La série propose d’élucider, sous la férule de ces deux personnages titulaires, des enquêtes policières qui défient l’entendement. Là où certaines personnes – pour des raisons diverses et variées- verraient l’intervention de forces surnaturelles, Houdini débusque et incrimine de manière pertinente et toujours avec humour charlatans, illuminés avides de pouvoir, escrocs férus d’ésotérisme, prédicateurs fous et criminels. La série n’est pas exempte d’anachronismes : elle propose de suivre l’itinéraire intellectuel et croyant de Doyle à partir de la maladie de sa première femme (finalement emportée par la tuberculose) alors que ses années de prosélytisme pour le mouvement spirite furent largement influencées par sa deuxième épouse, Jean Leckie, qui tenait elle-même des séances spirite et s’adonnait à l’écriture automatique.
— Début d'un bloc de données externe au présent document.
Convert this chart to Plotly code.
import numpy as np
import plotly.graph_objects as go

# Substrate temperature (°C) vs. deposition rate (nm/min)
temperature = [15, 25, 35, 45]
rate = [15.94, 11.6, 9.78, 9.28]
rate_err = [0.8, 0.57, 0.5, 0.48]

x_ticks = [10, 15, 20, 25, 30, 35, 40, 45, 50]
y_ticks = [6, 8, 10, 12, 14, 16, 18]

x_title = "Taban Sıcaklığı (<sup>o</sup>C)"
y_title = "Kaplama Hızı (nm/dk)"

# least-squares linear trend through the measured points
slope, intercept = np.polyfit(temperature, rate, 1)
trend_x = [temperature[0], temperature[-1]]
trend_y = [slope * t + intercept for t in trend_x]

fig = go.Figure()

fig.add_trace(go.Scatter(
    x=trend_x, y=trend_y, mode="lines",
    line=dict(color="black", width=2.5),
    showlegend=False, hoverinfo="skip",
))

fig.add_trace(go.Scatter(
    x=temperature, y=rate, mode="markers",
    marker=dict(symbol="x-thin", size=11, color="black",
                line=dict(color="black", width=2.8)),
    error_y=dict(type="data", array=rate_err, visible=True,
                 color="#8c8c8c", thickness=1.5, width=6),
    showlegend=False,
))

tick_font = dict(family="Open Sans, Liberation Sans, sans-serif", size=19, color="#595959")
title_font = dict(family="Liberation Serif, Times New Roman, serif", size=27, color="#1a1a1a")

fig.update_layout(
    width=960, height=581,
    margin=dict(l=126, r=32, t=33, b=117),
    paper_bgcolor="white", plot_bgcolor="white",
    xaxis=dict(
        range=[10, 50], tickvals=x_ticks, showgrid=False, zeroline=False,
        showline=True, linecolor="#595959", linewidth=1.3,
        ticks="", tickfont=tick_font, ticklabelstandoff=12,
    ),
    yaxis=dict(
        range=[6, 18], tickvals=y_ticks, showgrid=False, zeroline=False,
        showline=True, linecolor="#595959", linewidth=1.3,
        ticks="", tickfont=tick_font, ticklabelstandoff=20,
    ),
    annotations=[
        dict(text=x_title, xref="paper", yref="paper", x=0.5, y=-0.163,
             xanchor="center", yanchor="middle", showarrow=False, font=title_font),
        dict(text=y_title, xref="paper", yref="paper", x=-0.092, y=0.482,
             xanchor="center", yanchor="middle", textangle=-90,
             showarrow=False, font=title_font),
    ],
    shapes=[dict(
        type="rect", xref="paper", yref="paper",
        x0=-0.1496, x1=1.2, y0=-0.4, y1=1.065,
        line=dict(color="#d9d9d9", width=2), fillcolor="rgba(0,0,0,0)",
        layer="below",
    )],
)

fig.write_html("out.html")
Pour tempérer ce combat de coqs à l’écran, il fallait une femme et David Hoselton et David Titcherles, les créateurs de la série, ont imaginé le personnage d’Adelaide Stratton (interprétée par Rebecca Liddiard), première femme à avoir intégré les rangs de Scotland Yard. En réalité, à Londres, la première femme à rejoindre la police, fut Sofia Stanley, assignée en 1919, à la prévention de la prostitution, du suicide des femmes et du contrôle des diseuses de bonne aventure ! La série est censée se dérouler bien avant cette date et la rencontre entre Houdini et Doyle qui était d’ailleurs plus vieux (de quinze ans) que son comparse.
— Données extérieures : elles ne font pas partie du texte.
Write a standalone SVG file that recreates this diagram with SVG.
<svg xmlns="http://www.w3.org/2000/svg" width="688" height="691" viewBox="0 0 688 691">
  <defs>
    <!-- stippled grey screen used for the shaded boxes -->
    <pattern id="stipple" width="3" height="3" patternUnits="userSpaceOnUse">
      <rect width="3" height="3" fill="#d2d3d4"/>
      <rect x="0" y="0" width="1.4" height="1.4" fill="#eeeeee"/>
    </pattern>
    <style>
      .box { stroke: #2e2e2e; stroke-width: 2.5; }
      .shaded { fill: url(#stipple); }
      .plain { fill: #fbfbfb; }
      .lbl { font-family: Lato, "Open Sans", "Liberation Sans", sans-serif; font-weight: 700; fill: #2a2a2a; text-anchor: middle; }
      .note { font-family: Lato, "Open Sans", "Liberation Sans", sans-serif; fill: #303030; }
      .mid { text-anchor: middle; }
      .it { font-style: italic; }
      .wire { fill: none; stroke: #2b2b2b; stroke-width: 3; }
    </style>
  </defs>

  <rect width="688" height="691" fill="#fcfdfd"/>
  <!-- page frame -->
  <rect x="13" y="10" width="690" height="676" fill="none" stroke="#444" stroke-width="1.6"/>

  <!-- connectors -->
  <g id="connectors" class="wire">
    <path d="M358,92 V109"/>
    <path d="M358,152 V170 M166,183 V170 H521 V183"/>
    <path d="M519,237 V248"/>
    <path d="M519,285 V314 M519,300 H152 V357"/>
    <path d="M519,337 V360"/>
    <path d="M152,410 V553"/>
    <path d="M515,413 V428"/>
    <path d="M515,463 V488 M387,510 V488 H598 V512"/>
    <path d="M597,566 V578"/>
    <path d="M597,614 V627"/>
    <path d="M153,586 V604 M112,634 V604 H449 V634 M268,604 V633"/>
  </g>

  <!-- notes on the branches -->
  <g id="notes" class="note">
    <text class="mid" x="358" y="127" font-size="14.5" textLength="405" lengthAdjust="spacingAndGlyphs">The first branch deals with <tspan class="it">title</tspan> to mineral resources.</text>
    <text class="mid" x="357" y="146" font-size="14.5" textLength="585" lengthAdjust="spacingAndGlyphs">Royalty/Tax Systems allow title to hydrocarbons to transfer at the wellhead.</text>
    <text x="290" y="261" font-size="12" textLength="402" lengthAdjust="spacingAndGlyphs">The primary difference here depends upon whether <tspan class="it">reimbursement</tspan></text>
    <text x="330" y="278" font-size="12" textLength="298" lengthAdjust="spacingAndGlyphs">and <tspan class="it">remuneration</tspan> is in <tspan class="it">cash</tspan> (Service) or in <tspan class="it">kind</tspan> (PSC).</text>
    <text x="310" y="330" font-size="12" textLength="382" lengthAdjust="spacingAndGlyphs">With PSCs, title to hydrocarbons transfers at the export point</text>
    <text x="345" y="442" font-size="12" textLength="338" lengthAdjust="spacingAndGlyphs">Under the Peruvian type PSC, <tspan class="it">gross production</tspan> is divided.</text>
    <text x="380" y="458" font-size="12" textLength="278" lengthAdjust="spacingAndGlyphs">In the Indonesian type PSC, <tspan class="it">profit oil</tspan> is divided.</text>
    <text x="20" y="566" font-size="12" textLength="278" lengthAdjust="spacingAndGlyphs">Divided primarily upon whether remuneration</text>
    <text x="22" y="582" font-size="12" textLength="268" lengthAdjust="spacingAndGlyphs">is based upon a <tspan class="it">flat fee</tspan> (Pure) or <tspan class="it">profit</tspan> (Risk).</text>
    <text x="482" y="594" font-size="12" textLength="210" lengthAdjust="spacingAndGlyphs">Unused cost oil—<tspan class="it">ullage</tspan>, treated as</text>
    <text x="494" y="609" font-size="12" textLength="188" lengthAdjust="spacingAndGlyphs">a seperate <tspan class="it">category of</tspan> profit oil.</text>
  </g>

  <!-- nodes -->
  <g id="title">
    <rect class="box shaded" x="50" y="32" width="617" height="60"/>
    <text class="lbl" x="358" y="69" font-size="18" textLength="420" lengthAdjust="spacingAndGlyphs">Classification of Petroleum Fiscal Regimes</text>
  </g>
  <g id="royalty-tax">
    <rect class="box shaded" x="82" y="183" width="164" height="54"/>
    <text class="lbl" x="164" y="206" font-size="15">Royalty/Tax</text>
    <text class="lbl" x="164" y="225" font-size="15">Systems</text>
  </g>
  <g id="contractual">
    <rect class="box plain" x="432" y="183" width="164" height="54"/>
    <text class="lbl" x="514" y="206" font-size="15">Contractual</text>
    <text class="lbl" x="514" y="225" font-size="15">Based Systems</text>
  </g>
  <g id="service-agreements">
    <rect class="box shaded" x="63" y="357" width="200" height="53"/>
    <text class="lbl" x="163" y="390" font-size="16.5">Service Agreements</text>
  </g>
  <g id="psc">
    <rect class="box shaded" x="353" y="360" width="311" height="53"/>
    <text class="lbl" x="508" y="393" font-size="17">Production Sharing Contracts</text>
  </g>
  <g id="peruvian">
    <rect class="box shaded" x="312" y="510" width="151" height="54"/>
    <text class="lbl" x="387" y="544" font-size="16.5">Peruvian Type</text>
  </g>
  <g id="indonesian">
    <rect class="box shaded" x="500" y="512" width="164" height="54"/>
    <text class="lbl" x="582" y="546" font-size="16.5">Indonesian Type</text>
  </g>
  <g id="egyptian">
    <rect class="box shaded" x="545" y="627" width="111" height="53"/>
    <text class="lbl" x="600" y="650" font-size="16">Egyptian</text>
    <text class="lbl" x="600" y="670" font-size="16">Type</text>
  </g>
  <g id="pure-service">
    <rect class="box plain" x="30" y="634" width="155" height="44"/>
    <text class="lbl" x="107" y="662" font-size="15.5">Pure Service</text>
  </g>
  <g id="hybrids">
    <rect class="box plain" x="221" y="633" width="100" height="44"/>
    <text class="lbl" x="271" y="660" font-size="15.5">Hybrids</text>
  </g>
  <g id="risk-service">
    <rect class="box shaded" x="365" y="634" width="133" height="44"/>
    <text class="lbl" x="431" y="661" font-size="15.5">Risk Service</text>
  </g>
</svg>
Dans la série, le personnage d’Adelaide n’est pas un faire-valoir aux deux hommes, elle incarne le combat des suffragettes et des féministes de l’époque et recèle, elle aussi, son lot de secrets et contradictions. Doyle, lui, est unidimensionnel. Affligé par la maladie de son épouse, il recèle un fort capital sympathie et le spectateur ne peut que se sentir triste pour lui, et comprendre aussi son besoin absolu de croire aux promesses des guérisseurs ou messages de prétendus médiums. Le clou du spectacle est assuré par le personnage d’Houdini, génialement joué par Michael Weston, malicieux et tourmenté à la fois, qui fait oublier l’interprétation fadasse du même magicien par Adrian Brody dans un téléfilm qu’il vaut mieux oublier.
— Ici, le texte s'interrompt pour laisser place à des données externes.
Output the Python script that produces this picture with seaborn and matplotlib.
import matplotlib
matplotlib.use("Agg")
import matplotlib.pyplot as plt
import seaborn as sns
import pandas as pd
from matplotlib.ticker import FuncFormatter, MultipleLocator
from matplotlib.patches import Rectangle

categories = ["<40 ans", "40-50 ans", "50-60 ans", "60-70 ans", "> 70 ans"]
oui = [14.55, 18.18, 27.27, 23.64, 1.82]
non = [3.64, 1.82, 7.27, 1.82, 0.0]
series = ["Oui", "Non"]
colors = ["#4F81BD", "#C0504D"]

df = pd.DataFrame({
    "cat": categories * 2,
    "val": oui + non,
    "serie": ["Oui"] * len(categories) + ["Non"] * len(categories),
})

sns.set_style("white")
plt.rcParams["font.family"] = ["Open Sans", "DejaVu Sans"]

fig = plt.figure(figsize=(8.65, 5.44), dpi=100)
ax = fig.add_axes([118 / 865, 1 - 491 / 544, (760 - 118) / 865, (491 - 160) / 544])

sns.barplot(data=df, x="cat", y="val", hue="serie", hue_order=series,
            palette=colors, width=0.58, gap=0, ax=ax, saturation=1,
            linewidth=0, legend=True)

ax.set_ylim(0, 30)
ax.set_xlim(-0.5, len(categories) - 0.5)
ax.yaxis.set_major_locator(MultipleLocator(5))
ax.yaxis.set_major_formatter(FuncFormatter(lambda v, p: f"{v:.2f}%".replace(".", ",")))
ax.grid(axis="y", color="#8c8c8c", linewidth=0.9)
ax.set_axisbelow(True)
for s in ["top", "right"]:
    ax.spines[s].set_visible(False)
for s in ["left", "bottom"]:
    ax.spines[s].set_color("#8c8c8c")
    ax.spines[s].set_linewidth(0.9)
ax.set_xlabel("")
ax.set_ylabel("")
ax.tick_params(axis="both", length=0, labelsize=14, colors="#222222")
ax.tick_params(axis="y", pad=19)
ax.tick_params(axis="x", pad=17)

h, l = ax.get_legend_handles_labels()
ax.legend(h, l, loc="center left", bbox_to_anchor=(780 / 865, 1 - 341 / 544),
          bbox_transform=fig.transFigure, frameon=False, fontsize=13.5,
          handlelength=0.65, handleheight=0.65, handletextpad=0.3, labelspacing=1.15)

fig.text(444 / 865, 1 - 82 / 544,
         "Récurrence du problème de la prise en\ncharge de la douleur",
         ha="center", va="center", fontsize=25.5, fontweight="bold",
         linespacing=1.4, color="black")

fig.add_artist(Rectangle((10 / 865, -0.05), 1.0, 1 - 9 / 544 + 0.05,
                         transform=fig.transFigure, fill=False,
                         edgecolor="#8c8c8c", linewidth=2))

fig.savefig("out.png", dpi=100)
Dans son acharnement à combattre les spirites et autres représentants du commerce ésotérique, il y a autant de souffrance que dans la crédulité de Doyle. Flirtant sans cesse avec la mort, cet apôtre agnostique de la rationalité est lui aussi fasciné par le néant et peut-être ce qui se cache derrière. Mais, c’est aussi un matérialiste et un épicurien convaincus qui, ayant trimé pour arriver au sommet, refuse de se laisser berner par les marchands de rêves qui profitent des faiblesses d’autrui. Libre-penseur, il prouve par son ouverture d’esprit et sa conduite indépendante que toute promesse de vie éternelle ou de récompense inespérée, si elle s’exprime aux dépens d’autrui, sous la menace ou la condamnation des incrédules, n’est que l’expression d’un mépris profond pour l’humanité. Les enquêtes qu’il résout montrent aussi que les paroles vertueuses constituent généralement un paravent pour cacher l’appât du gain et le désir de pouvoir.
Dans une ambiance presque steampunk (voir le générique avec les menottes), Houdini & Doyle marrie habilement éléments narratifs fantastiques et policiers. La saison 1 comporte 10 épisodes et fait traverser les héros l’Atlantique à la rencontre d’un autre prestigieux témoin de cette époque, Thomas Edison. A découvrir sur Fox ou ITV via satellite avant une éventuelle distribution en France.